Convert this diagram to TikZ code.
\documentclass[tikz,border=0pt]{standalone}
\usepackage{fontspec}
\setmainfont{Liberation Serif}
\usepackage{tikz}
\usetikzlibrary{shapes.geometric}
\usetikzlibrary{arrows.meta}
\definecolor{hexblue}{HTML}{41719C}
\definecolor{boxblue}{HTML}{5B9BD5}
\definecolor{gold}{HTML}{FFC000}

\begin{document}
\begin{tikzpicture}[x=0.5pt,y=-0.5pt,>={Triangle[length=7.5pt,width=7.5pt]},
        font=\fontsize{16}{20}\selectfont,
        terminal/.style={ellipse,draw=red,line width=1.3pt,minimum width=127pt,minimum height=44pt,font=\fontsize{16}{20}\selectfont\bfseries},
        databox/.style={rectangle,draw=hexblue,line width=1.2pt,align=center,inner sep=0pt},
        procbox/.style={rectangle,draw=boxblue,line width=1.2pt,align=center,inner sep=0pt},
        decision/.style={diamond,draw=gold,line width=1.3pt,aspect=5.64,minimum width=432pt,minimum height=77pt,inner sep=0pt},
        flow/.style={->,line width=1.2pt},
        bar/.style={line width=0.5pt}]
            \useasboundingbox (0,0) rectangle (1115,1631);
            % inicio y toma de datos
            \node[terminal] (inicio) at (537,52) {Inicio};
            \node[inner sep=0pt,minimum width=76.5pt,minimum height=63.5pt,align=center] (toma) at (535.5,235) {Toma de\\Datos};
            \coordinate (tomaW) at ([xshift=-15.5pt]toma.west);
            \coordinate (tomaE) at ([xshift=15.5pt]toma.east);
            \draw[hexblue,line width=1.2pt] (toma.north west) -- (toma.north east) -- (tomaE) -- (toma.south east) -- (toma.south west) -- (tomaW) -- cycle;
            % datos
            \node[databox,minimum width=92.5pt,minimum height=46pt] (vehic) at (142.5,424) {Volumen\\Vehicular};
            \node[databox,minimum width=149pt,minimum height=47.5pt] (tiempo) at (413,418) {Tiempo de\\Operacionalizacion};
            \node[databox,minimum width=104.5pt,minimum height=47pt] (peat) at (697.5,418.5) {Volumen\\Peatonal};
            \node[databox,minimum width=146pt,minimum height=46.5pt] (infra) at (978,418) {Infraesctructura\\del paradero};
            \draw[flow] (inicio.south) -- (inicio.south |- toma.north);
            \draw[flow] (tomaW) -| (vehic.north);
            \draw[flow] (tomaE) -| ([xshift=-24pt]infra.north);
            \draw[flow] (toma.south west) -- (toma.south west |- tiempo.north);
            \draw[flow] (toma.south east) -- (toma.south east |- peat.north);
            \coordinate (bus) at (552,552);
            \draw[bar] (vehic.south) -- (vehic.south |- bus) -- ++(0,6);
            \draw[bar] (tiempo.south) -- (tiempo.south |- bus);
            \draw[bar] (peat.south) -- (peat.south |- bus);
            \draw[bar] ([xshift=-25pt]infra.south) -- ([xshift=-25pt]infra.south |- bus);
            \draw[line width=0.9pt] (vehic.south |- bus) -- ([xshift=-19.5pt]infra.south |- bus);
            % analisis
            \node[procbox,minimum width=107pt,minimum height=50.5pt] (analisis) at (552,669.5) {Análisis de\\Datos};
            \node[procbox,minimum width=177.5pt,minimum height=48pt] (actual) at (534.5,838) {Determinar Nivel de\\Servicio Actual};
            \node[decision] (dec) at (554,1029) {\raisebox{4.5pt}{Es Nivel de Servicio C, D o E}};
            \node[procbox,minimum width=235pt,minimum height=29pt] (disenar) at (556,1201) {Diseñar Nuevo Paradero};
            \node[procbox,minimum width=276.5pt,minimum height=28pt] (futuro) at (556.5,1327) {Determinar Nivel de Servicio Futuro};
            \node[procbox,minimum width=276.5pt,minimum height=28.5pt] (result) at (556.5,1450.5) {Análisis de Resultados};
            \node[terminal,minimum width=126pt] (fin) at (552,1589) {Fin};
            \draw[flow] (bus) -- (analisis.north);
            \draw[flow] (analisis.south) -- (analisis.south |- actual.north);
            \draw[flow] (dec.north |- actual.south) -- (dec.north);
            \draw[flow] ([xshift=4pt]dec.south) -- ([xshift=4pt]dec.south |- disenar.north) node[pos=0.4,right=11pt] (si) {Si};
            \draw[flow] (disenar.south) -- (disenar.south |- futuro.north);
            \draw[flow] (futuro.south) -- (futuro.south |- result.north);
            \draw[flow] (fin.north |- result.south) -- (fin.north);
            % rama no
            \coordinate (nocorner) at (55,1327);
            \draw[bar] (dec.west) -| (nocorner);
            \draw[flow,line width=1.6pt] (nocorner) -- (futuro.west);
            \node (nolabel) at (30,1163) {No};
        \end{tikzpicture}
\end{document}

---

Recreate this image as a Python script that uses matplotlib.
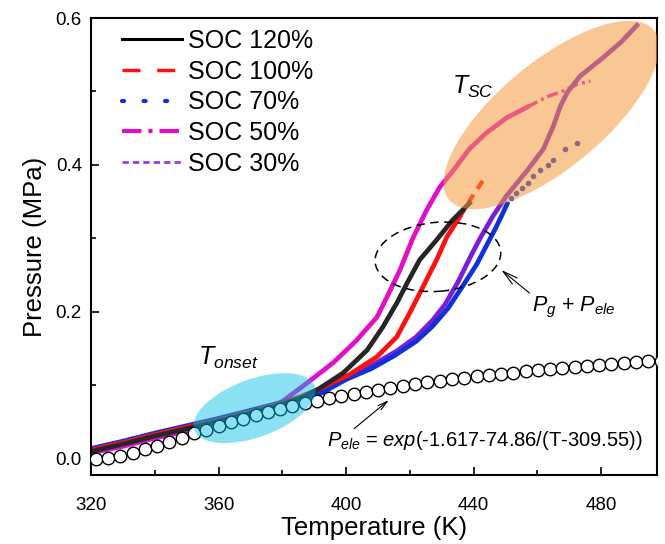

> _Aim of the exercise_
Extract from the data every line where "this" shows up.

> _Problem solution_
Convert this diagram to TikZ code.
Recreate this image as a Python script that uses matplotlib.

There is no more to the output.